Le prix politique du triple A

Par froche@latribune.fr  |   |  308  mots
Copyright Reuters
Par François Roche, conseiller éditorial à La Tribune.

L'hypothèse de la perte du triple A par la France a pris corps hier, avec les commentaires de Moody's. On admirera au passage la constance des agences de notation sourdes aux critiques et aux admonestations, d'où qu'elles viennent. C'est le signe d'une belle assurance et d'un sentiment d'impunité garanti. Ce qui est remarquable c'est aussi la puissance de leurs prévisions autoréalisatrices : leurs avertissements sur les notes souveraines contribuent à renchérir le coût des emprunts des États, les exposant donc à un risque de récession accru et par conséquent à de nouvelles dégradations...

En réalité, la perte du triple A par la France est d'abord une affaire politique, puisque c'est aussi le métier des agences que de porter un jugement sur la gestion des chefs d'Etat et de gouvernement. Mais le contexte dans lequel une telle décision serait prise par Moody's en atténuerait paradoxalement la portée. Plus aucune signature de la zone euro ne semble désormais sûre, y compris celle de l'Allemagne, dont la Bundesbank note que sa dette a augmenté de plus 500 milliards d'euros depuis 2005, ce qui n'est pas précisément un signe de gestion orthodoxe des finances publiques.
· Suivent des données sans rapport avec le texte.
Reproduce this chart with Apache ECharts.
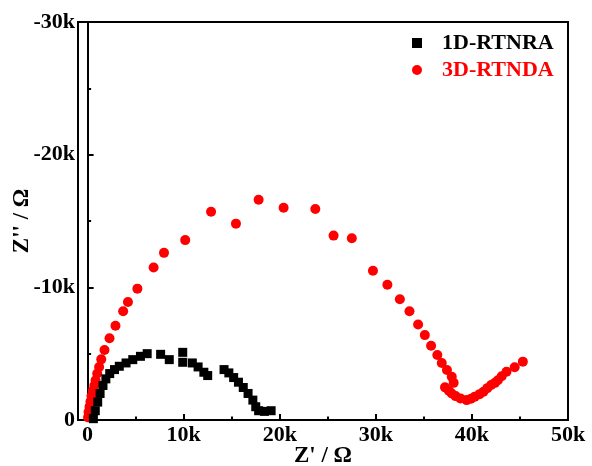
<!DOCTYPE html>
<html>
<head>
<meta charset="utf-8">
<script src="https://cdn.jsdelivr.net/npm/echarts@6/dist/echarts.min.js"></script>
<style>
  html, body { margin: 0; padding: 0; background: #fff; }
  #chart { width: 592px; height: 466px; }
</style>
</head>
<body>
<div id="chart"></div>
<script>
  // Z' (Ω) and Z'' (Ω)
  const rtnraX = [600, 800, 1050, 1300, 1600, 1900, 2300, 2800, 3300, 4000, 4700, 5500, 6200, 7600, 8500, 9900, 9900, 10900, 11500, 12100, 12500, 14200, 14700, 15200, 15700, 16200, 16700, 17200, 17500, 17800, 18400, 19100];
  const rtnraY = [-100, -700, -1350, -2000, -2600, -3100, -3500, -3800, -4050, -4300, -4550, -4800, -5000, -4950, -4550, -5100, -4350, -4300, -4000, -3600, -3350, -3800, -3550, -3200, -2850, -2450, -2000, -1500, -1000, -700, -650, -700];

  const rtndaX = [50, 100, 200, 300, 400, 550, 700, 830, 1000, 1200, 1420, 1760, 2280, 2900, 3700, 4200, 5180, 6870, 7950, 10160, 12850, 15440, 17800, 20400, 23700, 25600, 27500, 29700, 31200, 32500, 33500, 34400, 35100, 35750, 36400, 36860, 37400, 37900, 38100, 37200, 37600, 37900, 38300, 38800, 39450, 39900, 40300, 40800, 41200, 41600, 42000, 42400, 42700, 43100, 43600, 44450, 45300];
  const rtndaY = [-200, -600, -1000, -1400, -1800, -2200, -2600, -3000, -3500, -4000, -4570, -5270, -6160, -7100, -8200, -8900, -9900, -11500, -12600, -13560, -15700, -14800, -16600, -16000, -15900, -13900, -13700, -11250, -10200, -9100, -8200, -7200, -6400, -5600, -4900, -4300, -3770, -3260, -2800, -2460, -2200, -2000, -1800, -1630, -1500, -1600, -1760, -1950, -2130, -2400, -2640, -2800, -3000, -3300, -3640, -3970, -4400];

  const xMajorTicks = [0, 10000, 20000, 30000, 40000, 50000];
  const xMinorTicks = [5000, 15000, 25000, 35000, 45000];

  const font = "'Times New Roman', 'Liberation Serif', serif";
  const kFmt = (v) => (v === 0 ? '0' : v / 1000 + 'k');
  const pairs = (xs, ys) => xs.map((x, i) => [x, ys[i]]);

  const chart = echarts.init(document.getElementById('chart'));
  const option = {
    backgroundColor: '#fff',
    animation: false,
    grid: {
      left: 78,
      right: 24,
      top: 22,
      bottom: 46,
      outerBoundsMode: 'none',
      show: true,
      borderColor: '#000',
      borderWidth: 2,
    },
    legend: {
      orient: 'vertical',
      left: 407,
      top: 27,
      itemWidth: 40,
      itemHeight: 10,
      itemGap: 5,
      symbolKeepAspect: true,
      textStyle: { fontFamily: font, fontWeight: 'bold', fontSize: 22 },
      data: [
        { name: '1D-RTNRA', icon: 'path://M0,0H10V10H0Z', textStyle: { color: '#000' } },
        { name: '3D-RTNDA', icon: 'circle', textStyle: { color: '#ff0000' } },
      ],
    },
    xAxis: [
      {
        type: 'value',
        position: 'bottom',
        min: -1000,
        max: 50000,
        name: "Z' / Ω",
        nameLocation: 'middle',
        nameGap: 25,
        nameMoveOverlap: false,
        nameTextStyle: { fontFamily: font, fontWeight: 'bold', fontSize: 23, color: '#000' },
        axisLine: { lineStyle: { color: '#000', width: 2 } },
        axisTick: { inside: true, length: 6, customValues: xMajorTicks, lineStyle: { color: '#000', width: 2 } },
        axisLabel: { customValues: xMajorTicks, formatter: kFmt, margin: 4, fontFamily: font, fontWeight: 'bold', fontSize: 22, color: '#000' },
        splitLine: { show: false },
      },
      {
        type: 'value',
        position: 'bottom',
        min: -1000,
        max: 50000,
        axisLine: { show: false },
        axisTick: { inside: true, length: 3.5, customValues: xMinorTicks, lineStyle: { color: '#000', width: 2 } },
        axisLabel: { show: false },
        splitLine: { show: false },
      },
    ],
    yAxis: {
      type: 'value',
      inverse: true,
      min: -30000,
      max: 0,
      interval: 10000,
      name: "Z'' / Ω",
      nameLocation: 'middle',
      nameGap: 44,
      nameMoveOverlap: false,
      nameTextStyle: { fontFamily: font, fontWeight: 'bold', fontSize: 23, color: '#000' },
      axisLine: { lineStyle: { color: '#000', width: 2 } },
      axisTick: { inside: true, length: 6, lineStyle: { color: '#000', width: 2 } },
      minorTick: { show: true, splitNumber: 2, length: 3.5, lineStyle: { color: '#000', width: 2 } },
      axisLabel: { formatter: kFmt, margin: 3, fontFamily: font, fontWeight: 'bold', fontSize: 22, color: '#000' },
      splitLine: { show: false },
    },
    series: [
      {
        name: '3D-RTNDA',
        type: 'scatter',
        symbol: 'circle',
        symbolSize: 10,
        itemStyle: { color: '#ff0000', opacity: 1 },
        data: pairs(rtndaX, rtndaY),
      },
      {
        name: '1D-RTNRA',
        type: 'scatter',
        symbol: 'rect',
        symbolSize: 9,
        itemStyle: { color: '#000', opacity: 1 },
        data: pairs(rtnraX, rtnraY),
      },
    ],
  };
  chart.setOption(option);
</script>
</body>
</html>
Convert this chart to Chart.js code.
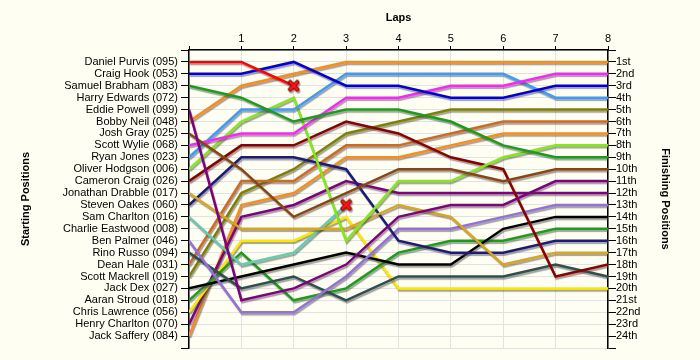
<!DOCTYPE html>
<html lang="en">
<head>
  <meta charset="UTF-8">
  <title>Lap chart</title>
  <script src="https://cdn.jsdelivr.net/npm/chart.js"></script>
  <style>
    body {
      margin: 0;
      background-color: #fffef3;
    }
    #wrap {
      width: 700px;
      height: 360px;
    }
  </style>
</head>
<body>
  <div id="wrap">
    <canvas id="lapChart" width="700" height="360"></canvas>
  </div>

  <script>
    // laps along the top axis (0 = starting grid)
    const laps = [0, 1, 2, 3, 4, 5, 6, 7, 8];

    // starting grid, top to bottom
    const drivers = [
      'Daniel Purvis (095)', 'Craig Hook (053)', 'Samuel Brabham (083)', 'Harry Edwards (072)',
      'Eddie Powell (099)', 'Bobby Neil (048)', 'Josh Gray (025)', 'Scott Wylie (068)',
      'Ryan Jones (023)', 'Oliver Hodgson (006)', 'Cameron Craig (026)', 'Jonathan Drabble (017)',
      'Steven Oakes (060)', 'Sam Charlton (016)', 'Charlie Eastwood (008)', 'Ben Palmer (046)',
      'Rino Russo (094)', 'Dean Hale (031)', 'Scott Mackrell (019)', 'Jack Dex (027)',
      'Aaran Stroud (018)', 'Chris Lawrence (056)', 'Henry Charlton (070)', 'Jack Saffery (084)'
    ];

    const finishLabels = [
      '1st', '2nd', '3rd', '4th', '5th', '6th', '7th', '8th', '9th', '10th', '11th', '12th',
      '13th', '14th', '15th', '16th', '17th', '18th', '19th', '20th', '21st', '22nd', '23rd', '24th'
    ];

    // position after each lap, same order as drivers. short row = retired, empty = no start
    const positions = [
      [1, 1, 3],                            // Daniel Purvis
      [2, 2, 1, 3, 3, 4, 4, 3, 3],          // Craig Hook
      [3, 4, 6, 5, 5, 6, 8, 9, 9],          // Samuel Brabham
      [],                                   // Harry Edwards
      [5, 21, 20, 18, 14, 13, 13, 11, 11],  // Eddie Powell
      [6, 3, 2, 1, 1, 1, 1, 1, 1],          // Bobby Neil
      [7, 10, 14, 12, 10, 10, 11, 10, 10],  // Josh Gray
      [8, 7, 7, 4, 4, 3, 3, 2, 2],          // Scott Wylie
      [9, 5, 5, 2, 2, 2, 2, 4, 4],          // Ryan Jones
      [10, 6, 4, 16, 11, 11, 9, 8, 8],      // Oliver Hodgson
      [11, 8, 8, 6, 7, 9, 10, 19, 18],      // Cameron Craig
      [12, 15, 15, 15, 13, 14, 18, 17, 17], // Jonathan Drabble
      [13, 9, 9, 10, 16, 17, 17, 16, 16],   // Steven Oakes
      [14, 18, 17, 13],                     // Sam Charlton
      [],                                   // Charlie Eastwood
      [16, 22, 22, 19, 15, 15, 14, 13, 13], // Ben Palmer
      [17, 20, 19, 21, 19, 19, 19, 18, 19], // Rino Russo
      [18, 11, 11, 8, 8, 7, 6, 6, 6],       // Dean Hale
      [19, 12, 10, 7, 6, 5, 5, 5, 5],       // Scott Mackrell
      [20, 19, 18, 17, 18, 18, 15, 14, 14], // Jack Dex
      [21, 17, 21, 20, 17, 16, 16, 15, 15], // Aaran Stroud
      [22, 16, 16, 14, 20, 20, 20, 20, 20], // Chris Lawrence
      [23, 14, 13, 11, 12, 12, 12, 12, 12], // Henry Charlton
      [24, 13, 12, 9, 9, 8, 7, 7, 7]        // Jack Saffery
    ];

    const colours = [
      '#ff0000', '#0000dd', '#1a9e1a', '#000000',
      '#800080', '#ff8a14', '#8b4513', '#ff22ff',
      '#3a9cff', '#84e81a', '#8b0000', '#daa520',
      '#1c1c78', '#66cdaa', '#000000', '#9370db',
      '#2f4f4f', '#d2691e', '#808000', '#000000',
      '#1a9e1a', '#ffe800', '#800080', '#ff8a14'
    ];

    // red cross drawn where a driver retired
    function makeCross() {
      var c = document.createElement('canvas');
      c.width = 13;
      c.height = 13;
      var g = c.getContext('2d');
      g.lineCap = 'round';
      [['#7a0000', 4.5], ['#ff1414', 2.5]].forEach(function (s) {
        g.strokeStyle = s[0];
        g.lineWidth = s[1];
        g.beginPath();
        g.moveTo(3, 3); g.lineTo(10, 10);
        g.moveTo(10, 3); g.lineTo(3, 10);
        g.stroke();
      });
      return c;
    }
    var cross = makeCross();

    var datasets = [];
    drivers.forEach(function (name, i) {
      var pos = positions[i];
      if (!pos.length) return;
      var retired = pos.length < laps.length;
      datasets.push({
        label: name,
        data: pos.map(function (p, k) { return { x: laps[k], y: p }; }),
        borderColor: colours[i],
        backgroundColor: colours[i],
        borderWidth: 2.5,
        tension: 0,
        fill: false,
        pointStyle: cross,
        pointRadius: function (ctx) {
          return retired && ctx.dataIndex === pos.length - 1 ? 6 : 0;
        },
        pointHoverRadius: 0
      });
    });

    // grey drop shadow under the lines
    var shadowPlugin = {
      id: 'lineShadow',
      beforeDatasetsDraw: function (chart) {
        var c = chart.ctx;
        c.save();
        c.shadowColor = 'rgba(70, 70, 70, 0.5)';
        c.shadowOffsetX = 1;
        c.shadowOffsetY = 2;
        c.shadowBlur = 1;
      },
      afterDatasetsDraw: function (chart) {
        chart.ctx.restore();
      }
    };

    Chart.defaults.font.family = "'Liberation Sans', Arial, sans-serif";
    Chart.defaults.font.size = 11;
    Chart.defaults.color = '#000';

    var gridColour = '#e2e2e2';
    var titleFont = { size: 11, weight: 'bold' };

    var ctx = document.getElementById('lapChart').getContext('2d');
    var lapChart = new Chart(ctx, {
      type: 'line',
      data: { datasets: datasets },
      plugins: [shadowPlugin],
      options: {
        responsive: false,
        animation: false,
        layout: { padding: { left: 0, right: 0, top: 0, bottom: 12 } },
        plugins: {
          legend: { display: false },
          tooltip: { enabled: false }
        },
        scales: {
          x: {
            type: 'linear',
            position: 'top',
            min: 0,
            max: 8,
            ticks: {
              stepSize: 1,
              padding: 0,
              callback: function (v) { return v === 0 ? '' : v; }
            },
            grid: { color: gridColour, tickColor: '#000', tickLength: 4 },
            border: { color: '#000', width: 1.5 },
            title: { display: true, text: 'Laps', font: titleFont, padding: { top: 11, bottom: 0 } },
            afterFit: function (s) { s.height = 50; }
          },
          y: {
            type: 'linear',
            position: 'left',
            reverse: true,
            min: 0,
            max: 25,
            ticks: {
              stepSize: 1,
              autoSkip: false,
              padding: 3,
              callback: function (v) { return drivers[v - 1] || ''; }
            },
            grid: { color: gridColour, tickColor: '#000', tickLength: 8 },
            border: { color: '#000', width: 1.5 },
            title: { display: true, text: 'Starting Positions', font: titleFont, padding: { top: 19, bottom: 0 } },
            afterFit: function (s) { s.width = 189; }
          },
          yRight: {
            type: 'linear',
            position: 'right',
            reverse: true,
            min: 0,
            max: 25,
            ticks: {
              stepSize: 1,
              autoSkip: false,
              padding: 0,
              callback: function (v) { return finishLabels[v - 1] || ''; }
            },
            grid: { drawOnChartArea: false, tickColor: '#000', tickLength: 8 },
            border: { color: '#000', width: 1.5 },
            title: { display: true, text: 'Finishing Positions', font: titleFont, padding: { top: 28, bottom: 0 } },
            afterFit: function (s) { s.width = 92; }
          }
        }
      }
    });
  </script>
</body>
</html>
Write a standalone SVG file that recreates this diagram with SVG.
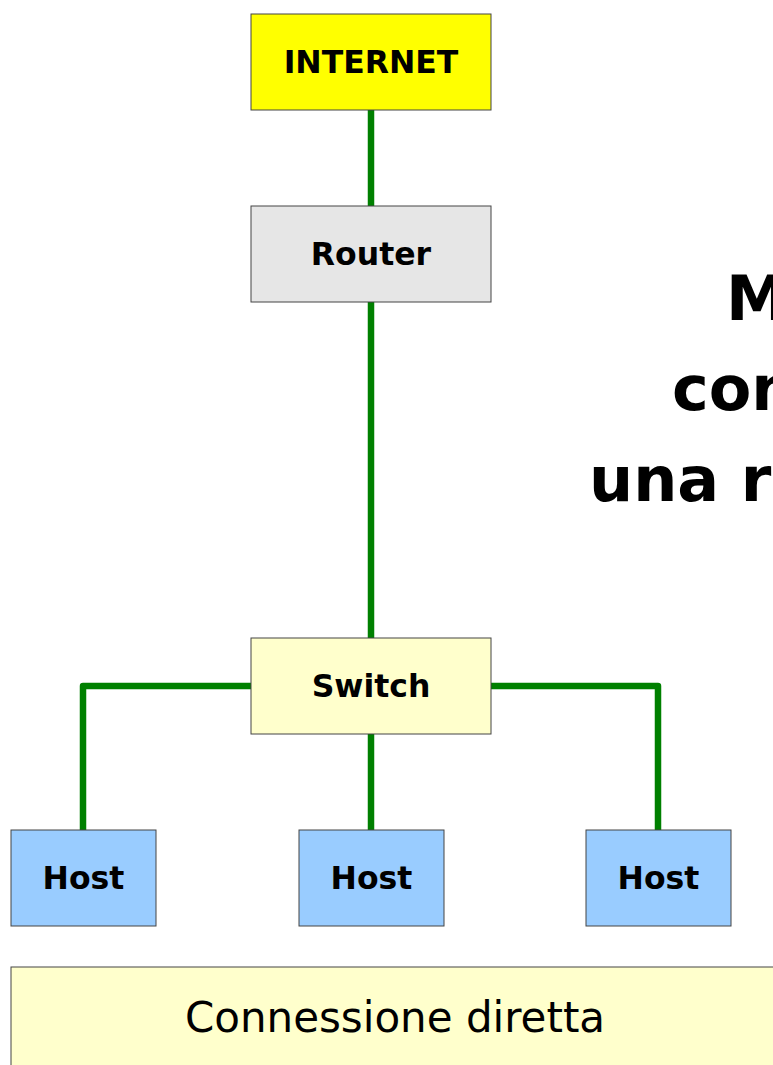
<svg xmlns="http://www.w3.org/2000/svg" width="773" height="1065" viewBox="0 0 773 1065">
<style>
.box{stroke:#444;stroke-width:1}
.lbl{font-family:"DejaVu Sans",sans-serif;font-weight:bold;font-size:31.5px;text-anchor:middle;fill:#000}
.big{font-family:"DejaVu Sans",sans-serif;font-weight:bold;font-size:62px;fill:#000}
.wire{fill:none;stroke:#008000;stroke-width:6.5;stroke-linejoin:round}
</style>
<rect width="773" height="1065" fill="#fff"/>
<g id="connectors">
<path class="wire" d="M371 110 V206"/>
<path class="wire" d="M371 302 V638"/>
<path class="wire" d="M251 686 H83 V830"/>
<path class="wire" d="M491 686 H658 V830"/>
<path class="wire" d="M371 734 V830"/>
</g>
<g id="internet"><rect class="box" x="251" y="14" width="240" height="96" fill="#ffff00"/><text class="lbl" x="371" y="73">INTERNET</text></g>
<g id="router"><rect class="box" x="251" y="206" width="240" height="96" fill="#e6e6e6"/><text class="lbl" x="371" y="265">Router</text></g>
<g id="switch"><rect class="box" x="251" y="638" width="240" height="96" fill="#ffffcc"/><text class="lbl" x="371" y="697">Switch</text></g>
<g id="host1"><rect class="box" x="11" y="830" width="145" height="96" fill="#99ccff"/><text class="lbl" x="83.5" y="889">Host</text></g>
<g id="host2"><rect class="box" x="299" y="830" width="145" height="96" fill="#99ccff"/><text class="lbl" x="371.5" y="889">Host</text></g>
<g id="host3"><rect class="box" x="586" y="830" width="145" height="96" fill="#99ccff"/><text class="lbl" x="658.5" y="889">Host</text></g>
<g id="title">
<text class="big" x="726" y="320">M</text>
<text class="big" x="672" y="410">con</text>
<text class="big" x="589" y="501">una r</text>
</g>
<g id="legend"><rect class="box" x="11" y="967" width="768" height="140" fill="#ffffcc"/><text x="395" y="1032" font-family="DejaVu Sans, sans-serif" font-size="42" text-anchor="middle" fill="#000">Connessione diretta</text></g>
</svg>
Tant qu'une solution crédible à la crise des dettes souveraines n'aura pas été acceptée par les pays de la zone euro, la défiance des investisseurs ne cessera pas. Nous sommes aujourd'hui face à deux grands types de solution : la mutualisation organisée (élargissement des compétences de la BCE et/ou création d'euro-obligations) ou une réforme des institutions européennes, basée sur des disciplines budgétaires accrues. C'est autour de cette alternative que va désormais s'organiser la négociation franco-allemande sur l'avenir de l'Europe. La perte du triple A français devrait peser lourdement en faveur des thèses de Berlin.